Subject: Re: DOM0 Page fault trap in NetBSD 3.0
To: TlorD <tld@tld.digitalcurse.com>
From: Manuel Bouyer <bouyer@antioche.eu.org>
List: port-xen
Date: 03/09/2006 21:59:43
On Thu, Mar 09, 2006 at 01:00:21PM +0100, TlorD wrote:
> Manuel Bouyer wrote:
> > On Wed, Mar 08, 2006 at 12:07:43AM +0100, TLorD wrote:
> >>> It's probably dereferencing a NULL pointer but we need to find which one.
> >>> In my local build aac_intr+0x23 is line 790 in sys/dev/ic/aac.c
> >>> but it may not match your kernel (at last at first glance I can't see why
> >>> this would cause a fault).
> >> I'd love to, I just need to know how.
> >> Do I have to send you the compiled kernel? Recompile with debug information
> >> (will take ages to copy :P )?
> >> As long as I can do that, I'll gladly help.
> >> One thing I can safely say is that the halt happens at a later stage than aac0
> >> attachment (it attaches the network cards after that and before the crash), so
> >> I guess it's something interrupt-related, possibly the ld0 recognition (but
> >> since I don't know how to scrollback, I'm quite helpless at that).
> > 
> > I think you just need to add a few printfs in the kernel, in
> > the aac_intr() function. Maybe just adding
> > #define AAC_DEBUG 0xff
> > at the top of aacvar.h would be enouth for starting.
> > 
> 
> Been there, done that.
> dev/ic/aac.c lines 1440 and 1441 protest against %16D and a ', " "' too
> many;
> dev/ic/ld_aac.c line 188 protests against a parameter type mismatch.
> 
> I bluntly replaced %16D with %16llx and deferenced the pointer (I guess
> it's wrong but I have no better idea), and forced a type cast on the
> parameter.
> 
> Anyway, it compiled.
> 
> The dmesg log goes like this:
> aac0 at pci1 dev 3 function 0: pci command status reg 0x08x Adaptec
> ASR-2410SA
> aac0: interrupting at irq 20, event channel 11
> set hardware up for i960Rxaac0: error establishing init structure
> fxp0 at ...........
> fx0: interrupting ..............
> fxp0: ethernet add...............
> inphy0 at fxp0.....
> inphy0: .....
> (gdb kicks in here)
> 
> of particular interest the message "aac0: error establishing init
> structure" after the i960Rx initialisation.

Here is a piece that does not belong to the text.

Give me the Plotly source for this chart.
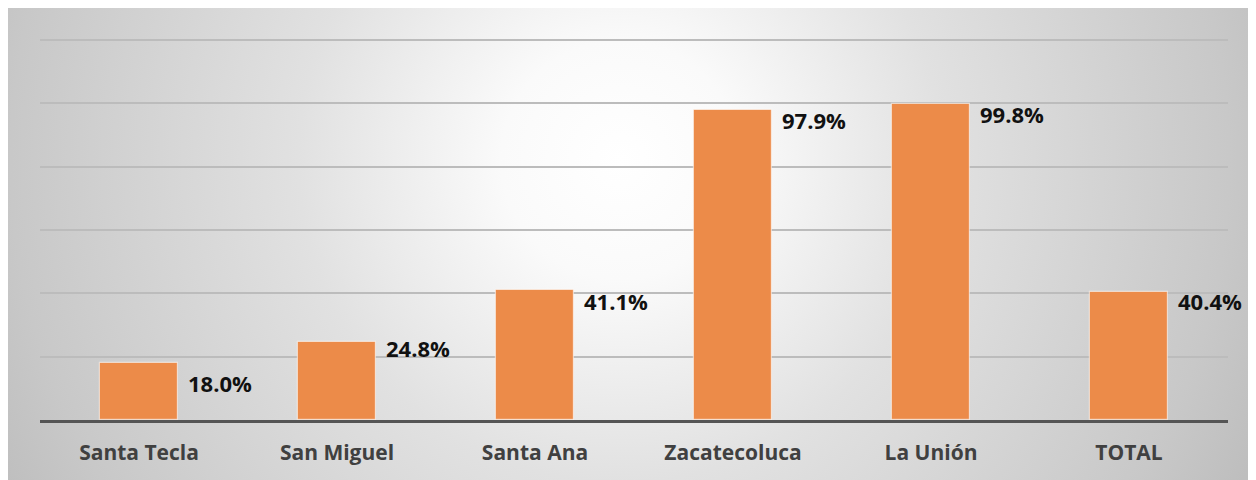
import base64
import plotly.graph_objects as go

# ---- data ----
categories = ["Santa Tecla", "San Miguel", "Santa Ana", "Zacatecoluca", "La Unión", "TOTAL"]
values = [0.180, 0.248, 0.411, 0.979, 0.998, 0.404]
value_labels = ["18.0%", "24.8%", "41.1%", "97.9%", "99.8%", "40.4%"]
grid_ticks = [0.2, 0.4, 0.6, 0.8, 1.0, 1.2]

# ---- layout geometry (figure coords; page adds 8px body margin) ----
W, H = 1256, 480
ML, MT = 32, 29
PW, PH = 1188, 383
MR, MB = W - ML - PW, H - MT - PH
Y_MAX = 1.21

label_dy = [-20, -6, -11, -10, -10, -9]

svg = f'''<svg xmlns="http://www.w3.org/2000/svg" width="{W}" height="{H}" viewBox="0 0 {W} {H}" preserveAspectRatio="none">
<defs><radialGradient id="g" gradientUnits="userSpaceOnUse" cx="612" cy="152" r="700">
<stop offset="0" stop-color="#ffffff"/>
<stop offset="0.17" stop-color="#fafafa"/>
<stop offset="0.46" stop-color="#e1e1e1"/>
<stop offset="0.87" stop-color="#c8c8c8"/>
<stop offset="1" stop-color="#bebebe"/>
</radialGradient></defs>
<rect x="0" y="0" width="{W}" height="{H}" fill="url(#g)"/>
</svg>'''
svg_uri = "data:image/svg+xml;base64," + base64.b64encode(svg.encode()).decode()

fig = go.Figure()
fig.add_trace(go.Bar(
    x=categories, y=values, width=0.394,
    marker=dict(color="#EC8B49", line=dict(color="rgba(255,255,255,0.55)", width=1.2)),
    hoverinfo="skip",
))

for c, v, t, dy in zip(categories, values, value_labels, label_dy):
    fig.add_annotation(x=c, y=v, text=f"<b>{t}</b>", showarrow=False,
                       xanchor="left", yanchor="middle", xshift=47, yshift=dy,
                       font=dict(family="Open Sans", size=22, color="#111111"))

fig.add_layout_image(dict(
    source=svg_uri, xref="paper", yref="paper",
    x=-ML / PW, y=1 + MT / PH,
    sizex=W / PW, sizey=H / PH,
    xanchor="left", yanchor="top", sizing="stretch", layer="below",
))

fig.update_layout(
    width=W, height=H,
    margin=dict(l=ML, r=MR, t=MT, b=MB),
    paper_bgcolor="white", plot_bgcolor="rgba(0,0,0,0)",
    showlegend=False,
    bargap=0.0,
)
fig.update_xaxes(
    range=[-0.5, len(categories) - 0.5],
    showline=True, linecolor="#555555", linewidth=3,
    tickfont=dict(family="Open Sans", size=21, color="#404040", weight="bold"),
    ticks="", ticklabelstandoff=12, showgrid=False,
)
fig.update_yaxes(
    range=[0, Y_MAX], tickvals=grid_ticks, showticklabels=False,
    showgrid=True, gridcolor="#bcbcbc", gridwidth=1.5, zeroline=False,
)

fig.write_html("out.html")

Yes, and someone reported the same problem on tech-kern.
I suspect an issue in the bus_dma code, but I fail to see where.
This is with 3.0, right ? Could you try a current kernel, just in case it
would have been fixed here ?

-- 
Manuel Bouyer <bouyer@antioche.eu.org>
     NetBSD: 26 ans d'experience feront toujours la difference
--